Editor's note: This code example is from a version of Rust prior to 1.0 and is not valid Rust 1.0 code. Updated versions of this code no longer produce an error due to changes how
for
loops are implemented.
I'm writing a Vector struct in Rust.
pub struct Vector {
pub x: f32,
pub y: f32,
pub z: f32,
curr: uint
}
And I'd like to write a simple iterator for it, so that I can iterate over the elements of the vector. It's occasionally useful, plus I know next to nothing about iterators in Rust.

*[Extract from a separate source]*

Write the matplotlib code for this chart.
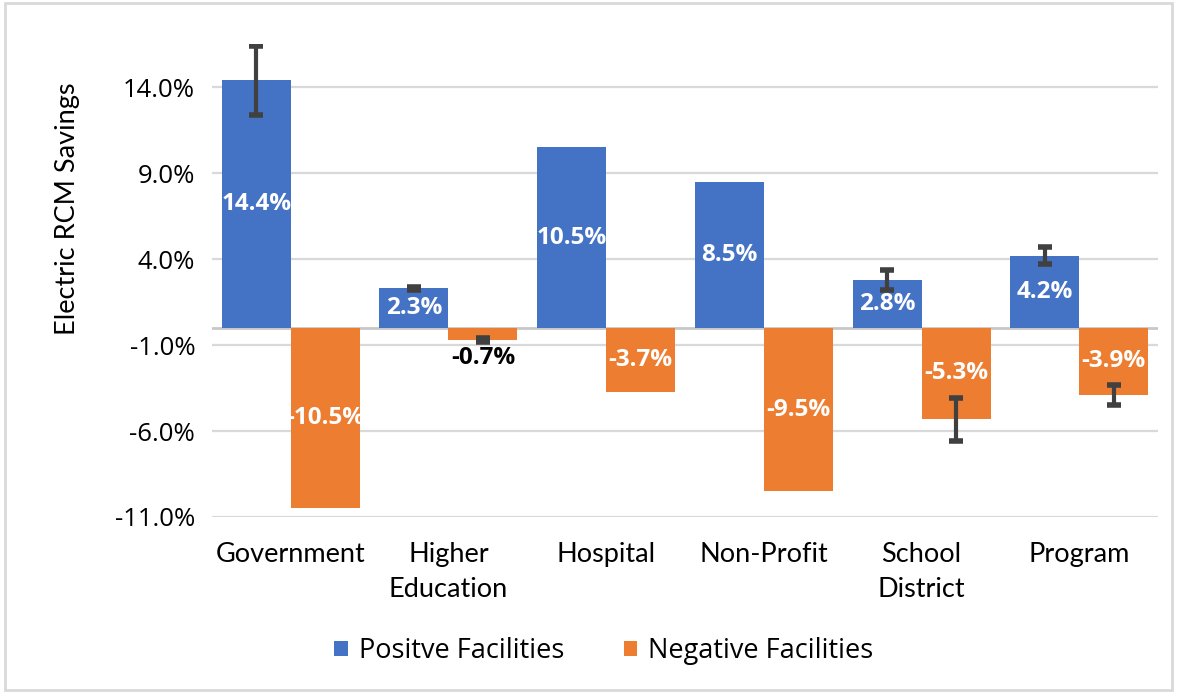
import numpy as np
import matplotlib
matplotlib.use("Agg")
import matplotlib.pyplot as plt
from matplotlib.patches import Rectangle
from matplotlib.ticker import FuncFormatter

categories = ["Government", "Higher\nEducation", "Hospital", "Non-Profit", "School\nDistrict", "Program"]
positive = [14.4, 2.3, 10.5, 8.5, 2.8, 4.2]
negative = [-10.5, -0.7, -3.7, -9.5, -5.3, -3.9]
# error bar half-widths (nan = no bar drawn)
positive_err = [2.0, 0.1, np.nan, np.nan, 0.6, 0.5]
negative_err = [np.nan, 0.1, np.nan, np.nan, 1.25, 0.6]
yticks = [-11, -6, -1, 4, 9, 14]

BLUE = "#4472C4"
ORANGE = "#ED7D31"
GRID = "#D9D9D9"

fig = plt.figure(figsize=(11.77, 6.92), dpi=100)
ax = fig.add_axes([0.180, 0.2529, 0.804, 0.683])

x = np.arange(len(categories))
w = 0.4375
b1 = ax.bar(x - w / 2, positive, w, color=BLUE, label="Positve Facilities", zorder=2)
b2 = ax.bar(x + w / 2, negative, w, color=ORANGE, label="Negative Facilities", zorder=2)

for xs, vals, errs in [(x - w / 2, positive, positive_err), (x + w / 2, negative, negative_err)]:
    errs = np.array(errs)
    m = ~np.isnan(errs)
    ax.errorbar(xs[m], np.array(vals)[m], yerr=errs[m], fmt="none", ecolor="#404040",
                elinewidth=3, capsize=5, capthick=4, zorder=3)

lab_font = dict(fontsize=17.5, fontweight="bold", family="Open Sans")
for xi, v in zip(x - w / 2, positive):
    ax.text(xi, v / 2, f"{v:.1f}%", ha="center", va="center", color="white", zorder=4, **lab_font)
for xi, v in zip(x + w / 2, negative):
    if abs(v) < 2:
        ax.text(xi, v - 0.35, f"{v:.1f}%", ha="center", va="top", color="black", zorder=4, **lab_font)
    else:
        ax.text(xi, v / 2, f"{v:.1f}%", ha="center", va="center", color="white", zorder=4, **lab_font)

ax.set_xlim(-0.5, len(categories) - 0.5)
ax.set_ylim(-11, 16.5)
ax.set_yticks(yticks)
ax.yaxis.set_major_formatter(FuncFormatter(lambda v, p: f"{v:.1f}%"))
ax.grid(axis="y", color=GRID, lw=1.6, zorder=0)
ax.axhline(0, color="#C8C8C8", lw=2, zorder=1)
ax.set_xticks(x)
ax.set_xticklabels(categories, fontsize=19.5, family="Lato", linespacing=1.5)
ax.tick_params(axis="x", length=0, pad=18)
ax.tick_params(axis="y", length=0, pad=12, labelsize=18.5)
for t in ax.get_yticklabels():
    t.set_family("Open Sans")
for s in ax.spines.values():
    s.set_visible(False)
ax.set_ylabel("Electric RCM Savings", fontsize=19.5, family="Lato")
ax.yaxis.set_label_coords(-0.1395, 0.653)

fig.legend(handles=[b1, b2], loc="center", bbox_to_anchor=(0.513, 0.059), ncol=2, frameon=False,
           prop={"family": "Open Sans", "size": 19.5}, handlelength=0.5, handleheight=0.5,
           handletextpad=0.4, columnspacing=2.2)

fig.patches.append(Rectangle((0.004, 0.003), 0.992, 0.992, transform=fig.transFigure,
                             fill=False, edgecolor=GRID, lw=2))

fig.savefig("out.png", dpi=100)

Here's what I've got at the moment.
impl Iterator<f32> for Vector {
fn next(&mut self) -> Option<f32> {
let new_next : Option<f32> = match self.curr {
0 => Some(self.x),
1 => Some(self.y),
2 => Some(self.z),
_ => None
};
let new_curr = (self.curr + 1) % 4;
mem::replace(&mut self.curr, new_curr);
new_next
}
}
Now ideally I'd like to be able to use this like:
let u = Vector::new(0.0f32, 0.0f32, 0.0f32);
for element in u {
///
}
However, I get the following compiler error:
error: cannot borrow immutable local variable `u` as mutable
So I'm stumped. After a couple hours of Googling, I couldn't come up with anything. I feel like I'm missing something huge.